Oliver Harding is the fragile academic who tells his story, to us and to the FBI, while misrepresenting the realities of his Muslim colleague and her 15-year-old nephew. He is cosily ensconced in the English department of a university in Seattle, working on a biography of G.K. Chesterton. He was settled in this tenured position by a fellow misogynist and old boy, and the “meritocracy” has worked well for him all his life, if you do not count a divorce and a daughter who will not speak to him. On this white-on-white canvas, framed in drizzly Seattle grey, appears a mark like a smear of scarlet lipstick—Dr Ruhaba Khan, a hijab-wearing professor from the university’s law school who teaches about the disproportionate imprisonment of Blacks in America.

Harding professes to hold liberal values, without wearing the label itself, but his views about women and about Muslims leak out throughout his flashback storytelling, which is disingenuous and manipulative from the beginning. It is clear he has more to hide than to tell. He seems to be explaining the causes of a catastrophic event to the FBI, and whether they regard him as a suspect or a witness is not clear to us, or even perhaps to him.

Ruhaba’s nephew Adil is injured and unable to speak for himself, and what is the reason Ruhaba cannot tell her own story? Harding shows himself to be self-serving and desperate in his reading of Ruhaba’s eyes, expressions, gestures, and words. He imagines that when she peers at him, she has noticed that he is a handsome man. When she talks of the mountain view from her window, she is mentioning her bedroom with intent. When she has lip gloss on, she aims to seduce, not just moisturise. On his repeated visits, Harding finds her house sparse, then dark, then messy, and then full of sunlight, until it is clear that these impressions are not accidents of time and events but testify to his unreliability.

Default reaction

On the very first page, he speaks of the design of his narrative, which sounds like it might be a pattern or outline. But perhaps he is not so much designer as  designing when he tells his story. In the contest between Clinton and Trump, the menace represented by both candidates, by both factions, in the eyes of Muslim citizens of the US, is clear to us even through the tissue of Harding’s narrative. Clinton’s comment about needing American Muslims to be “our eyes and ears” is chilling and whatever Trump says is plain frightening, but worst of all is the combination of the two—the realisation that suspicion is the default reaction that any Muslim will encounter in America for decades to come. For some Americans, it would not matter who won the election.
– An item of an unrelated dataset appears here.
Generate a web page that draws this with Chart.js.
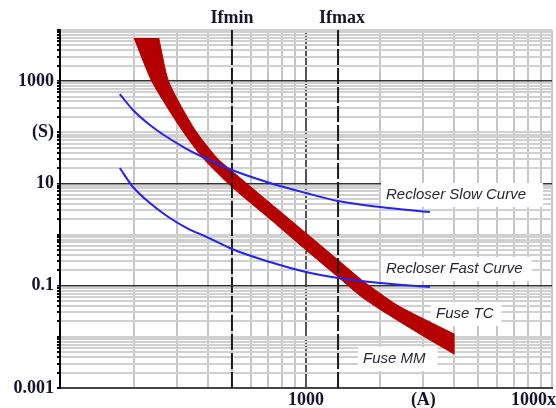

Harding is sharp-eyed when others are patronising or pandering to the students and faculty of colour during their increasingly uncivil encounters. He even catches his own missteps, though always just a hair too late. The reader begins to find him threatening when he, predictably, cultivates the nephew in order to reach the aunt. He is suspicious of Adil’s sentiments about his mother’s humiliation at the hands of the French police, and of Adil’s approach to and withdrawal from the group of young Muslims protesting against discrimination. It seems clear that the boy was guilty of little more than “Googling while Muslim”, to put it in Pakistani writer Kamila Shamsie’s words.

In Harding’s interactions with the FBI, with each revelation, each omission, we wonder whether he is trying to protect Adil and Ruhaba or betray them. It is a measure of Jha’s subtlety that we remain uncertain for so long. But in any case, Harding nudges and sometimes even forces a reluctant teen into actions that may one day tell against that teen. And how much of all that was part of his design?

Spot on

Jha’s writing is emotive and assured. She has written a satire on the many fears that were born with this millennium, and a fearsome satire it is. She renders the faculty’s awkward exchanges of mutual suspicion and self-satisfaction with such accuracy that we literally scrunch up our faces in disgust, and in recognition. She masters the gaps in understanding between man and woman, aunt and nephew, nephew and friend.

“We cannot help scrutinising Harding, the way we would stare at critters wriggling under a microscope.”